My access log is full of requests for non-existent pdfs relating to 'viagra' and 'cialis' or other similar drugs from GoogleBot (user-agent is: Googlebot/2.1 (+http://www.google.com/bot.html) ip range is 66.249.64.*)
examples:
/WdjUZ/LXWKZ/cialis-hearing-loss.pdf
/WKYnZ/viagra-questions.pdf
/ZWohZ/LhfkZ/canadian-viagra-and-healthcare.pdf
/YSXaZ/XnoZZ/buy-propecia-no-prescription.pdf
/MRWQZ/MeWXZ/TZlWZ/UlaMZ/drug-manufacturers-buy-softtabs-viagra.pdf
/PnddZ/NKdZZ/generic-viagra-no-prescription-australia.pdf
/QQWVZ/RoRbZ/URObZ/LdNgZ/levitra-10-mg-order.pdf
Why would google think these are urls that need to be crawled?
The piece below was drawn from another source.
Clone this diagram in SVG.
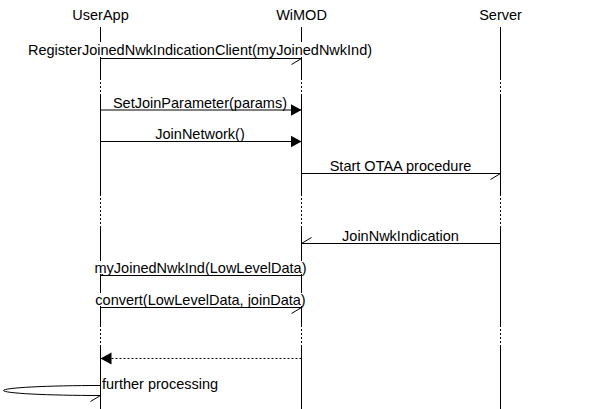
<svg xmlns="http://www.w3.org/2000/svg" width="600" height="409" viewBox="0 0 600 409">
<style>
  text { font-family: "Liberation Sans", Arial, sans-serif; font-size: 14.5px; fill: #000; }
  .mid { text-anchor: middle; }
  .life { stroke: #000; stroke-width: 1; fill: none; }
  .dot { stroke: #000; stroke-width: 1; stroke-dasharray: 2 2; fill: none; }
  .arc { stroke: #000; stroke-width: 1; fill: none; }
  .dash { stroke: #000; stroke-width: 1; stroke-dasharray: 2 2; fill: none; }
  .bg { fill: #fff; }
</style>
<defs>
  <marker id="half" viewBox="0 0 12 8" refX="11" refY="1" markerWidth="12" markerHeight="8" markerUnits="userSpaceOnUse" orient="auto">
    <path d="M1,7 L11,1" stroke="#000" stroke-width="1" fill="none"/>
  </marker>
  <marker id="fill" viewBox="0 0 12 14" refX="11" refY="7" markerWidth="12" markerHeight="14" markerUnits="userSpaceOnUse" orient="auto">
    <path d="M0,1 L11,7 L0,13 Z" fill="#000"/>
  </marker>
</defs>
<rect width="600" height="409" fill="#fff"/>

<g id="lifelines">
  <g id="UserApp">
    <text class="mid" x="100.5" y="20">UserApp</text>
    <path class="life" d="M100.5,27 V78 M100.5,95 V194 M100.5,228 V325 M100.5,345 V409"/>
    <path class="dot" d="M100.5,78 V95 M100.5,194 V228 M100.5,325 V345"/>
  </g>
  <g id="WiMOD">
    <text class="mid" x="301.5" y="20">WiMOD</text>
    <path class="life" d="M301.5,27 V78 M301.5,95 V194 M301.5,228 V325 M301.5,345 V409"/>
    <path class="dot" d="M301.5,78 V95 M301.5,194 V228 M301.5,325 V345"/>
  </g>
  <g id="Server">
    <text class="mid" x="500.5" y="20">Server</text>
    <path class="life" d="M500.5,27 V78 M500.5,95 V194 M500.5,228 V325 M500.5,345 V409"/>
    <path class="dot" d="M500.5,78 V95 M500.5,194 V228 M500.5,325 V345"/>
  </g>
</g>

<g id="connectors">
  <g id="m1">
    <line class="arc" x1="100.5" y1="58.5" x2="301.5" y2="58.5" marker-end="url(#half)"/>
    <rect class="bg" x="27" y="42" width="346" height="15"/>
    <text class="mid" x="200" y="55">RegisterJoinedNwkIndicationClient(myJoinedNwkInd)</text>
  </g>
  <g id="m2">
    <line class="arc" x1="100.5" y1="110" x2="301.5" y2="110" marker-end="url(#fill)"/>
    <text class="mid" x="200" y="108">SetJoinParameter(params)</text>
  </g>
  <g id="m3">
    <line class="arc" x1="100.5" y1="141.5" x2="301.5" y2="141.5" marker-end="url(#fill)"/>
    <text class="mid" x="200" y="139">JoinNetwork()</text>
  </g>
  <g id="m4">
    <line class="arc" x1="301.5" y1="173.5" x2="500.5" y2="173.5" marker-end="url(#half)"/>
    <text class="mid" x="400.5" y="171">Start OTAA procedure</text>
  </g>
  <g id="m5">
    <line class="arc" x1="500.5" y1="243.5" x2="301.5" y2="243.5" marker-end="url(#half)"/>
    <text class="mid" x="400.5" y="241">JoinNwkIndication</text>
  </g>
  <g id="m6">
    <line class="arc" x1="301.5" y1="275.5" x2="100.5" y2="275.5" marker-end="url(#half)"/>
    <rect class="bg" x="94" y="261" width="213" height="13"/>
    <text class="mid" x="200.5" y="273">myJoinedNwkInd(LowLevelData)</text>
  </g>
  <g id="m7">
    <line class="arc" x1="100.5" y1="307.5" x2="301.5" y2="307.5" marker-end="url(#half)"/>
    <rect class="bg" x="94" y="293" width="213" height="13"/>
    <text class="mid" x="200.5" y="305">convert(LowLevelData, joinData)</text>
  </g>
  <g id="m8">
    <line class="dash" x1="301.5" y1="358.5" x2="100.5" y2="358.5" marker-end="url(#fill)"/>
  </g>
  <g id="m9">
    <path class="arc" d="M100.5,385.5 A97,5 0 0 0 100.5,395.5" marker-end="url(#half)"/>
    <text x="102" y="389">further processing</text>
  </g>
</g>
</svg>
If someone else is hosting a page with links like this, what purpose would that serve?
Is there any harm in creating a robots.txt rule to tell google to stop like so:
User-agent *
Disallow /*viagra*.pdf$
Disallow /*cialis*.pdf$
Disallow /*propecia*.pdf$
Disallow /*levitra*.pdf$